Friends drove Score back to Seattle's unpretentious Mayflower Hotel, where the San Diego team, of which he had latterly become a member, was in residence. He turned in at midnight, read The Conscience of a Conservative till nearly 2 a.m., then dropped off to sleep. The forming-up of a holiday parade below his hotel window awakened him after his customary seven hours' sleep, and he ordered a breakfast of orange juice, basted eggs, bacon, coffee and toast. He dressed leisurely and headed out to Sicks' Seattle Stadium for another joust with survival.

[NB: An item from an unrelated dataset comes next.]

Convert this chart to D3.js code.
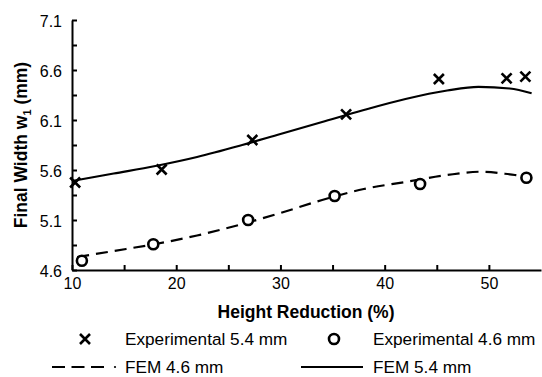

There were still two hours till game time when Score walked through the musty catacombs, past the pulpits where vendors were stacking programs, past the counters where frankfurters were hotting up in aromatic splendor and into the liniment-and-leather smell of the visitors' clubhouse. Three players were dressing desultorily. A plump coach, nattily attired in white T shirt and socks, looked up from his copy of the Official Baseball Guide and grunted, in the mock harshness with which athletes traditionally try to encourage their troubled colleagues, "C'mon, Score, put your blankin' uniform on. You're pitchin'." As if Score didn't know.
He undressed slowly, reflecting that manifest calmness which has characterized his career and his life. Around him were the trappings of boondock baseball. DO NOT ASSAULT UMPIRES, the bulletin board warned, FILTHY LANGUAGE IS DETRIMENTAL NOT ONLY TO BASEBALL BUT TO THE PERSON USING IT. PAY YOUR DEBTS OR FACE SEVERE PENALTIES. From a wall radio came loud renditions of contemporary musical culture ("I love you, I love you, I love you in oooooooh so many, many ways"). Players arrived in little clusters, and the room began to resound with the all-purpose four-letter words which form the very foundation of the English language whenever soldiers and ballplayers get together in their underclothes.
A mixed bag
Score chatted amiably with the other players. There were former major leaguers like Kent Hadley and Jim Bolger, still full of promise, and fighting, like Score, to get back into the big time. There were veterans like Harry Simpson and Hector Rodriguez, playing out their strings with elderly esprit. And there were young hotbloods like Mike Hershberger and Kenny Retzer, inexorably headed for the majors just as Score had been a handful of years before.
The niceties of conversation observed, Score walked out through the tunnel and into the bright sunlight of the playing field, there to hit fungos, take a few cuts and throw erratically to a warmup catcher for 15 minutes. Just before game time he said to the trainer, "How about a little hot stuff on the arm, Cookie?" The rubdown completed, he told catcher Retzer, "O.K., it's 1-2-3 today, eh, baby?" Retzer agreed that it would be 1-2-3, and the umpire shouted, "Play ball."
Six weeks before, Score, in the uniform of the Chicago White Sox, had started a night game in Baltimore. He had pitched to five batters, got none of them out and allowed four runs before Manager Al Lopez, a man of infinite patience, had mercifully removed him from the game. Seated together later in the little office assigned to the visiting manager, the two figures played out another act in the continuing tragedy of Herb Score. "Well, Herbie," said Lopez, "what do you think?"
"Gee, I don't know what to think," Score said. Lopez was silent. "I feel good," Score went on. "I can't figure out why I'm as wild as I am."